How do I get a free criminal defense lawyer?
This short article was prepared by St. Mary's University School of Law, Center for Legal and Social Justice. It contains basic information only. If you have specific questions about the criminal justice system, contact a lawyer who practices in that area.
If you are indigent—not financially able to employ counsel, as defined by Texas Code of Criminal Procedure article 1.051(b)—and charged with a criminal offense higher than a class C misdemeanor, you are entitled to representation by a court-appointed lawyer. If you don’t have court-appointed counsel by your first court appearance, tell the court, right then, that you are indigent (that is, unable to afford a lawyer), and would like the court to appoint a lawyer for you. Under these circumstances, you can get your next hearing rescheduled, if you ask for it, to give you time to meet with your court-appointed lawyer about your case. Be aware that the exact procedures for requesting court-appointed lawyers vary from county to county.

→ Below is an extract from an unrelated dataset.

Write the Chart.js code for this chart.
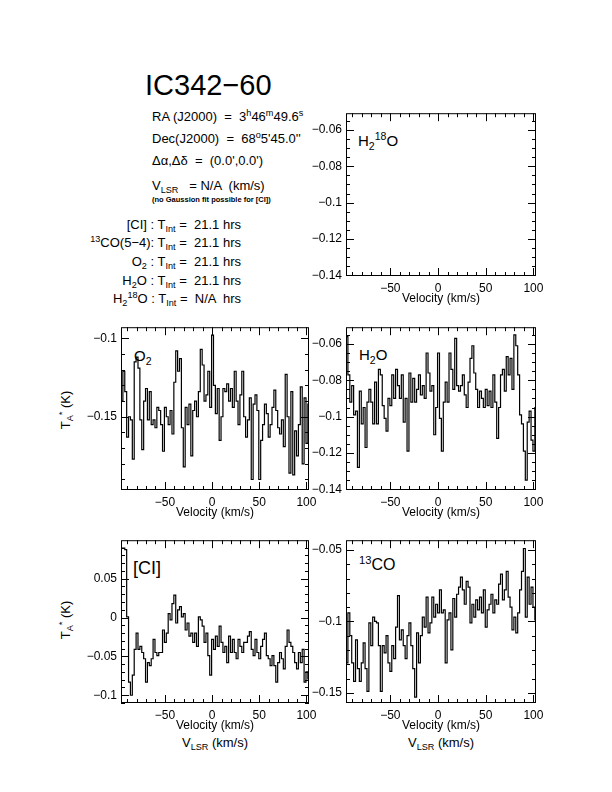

Unfortunately, if you are indigent and have asked for a court-appointed lawyer, you have no legal right to a court-appointed lawyer of your own choosing. So if you don’t like your court-appointed lawyer or disagree with how they are representing you, you have no right to substitute a different court-appointed lawyer.
You can ask the court to provide you a different lawyer, but the court is not obligated to do so, and may reject your request. In that event, you might be able to obtain pro bono legal representation from other legal agencies, such as local legal aid offices, civil rights groups, and law school clinical programs.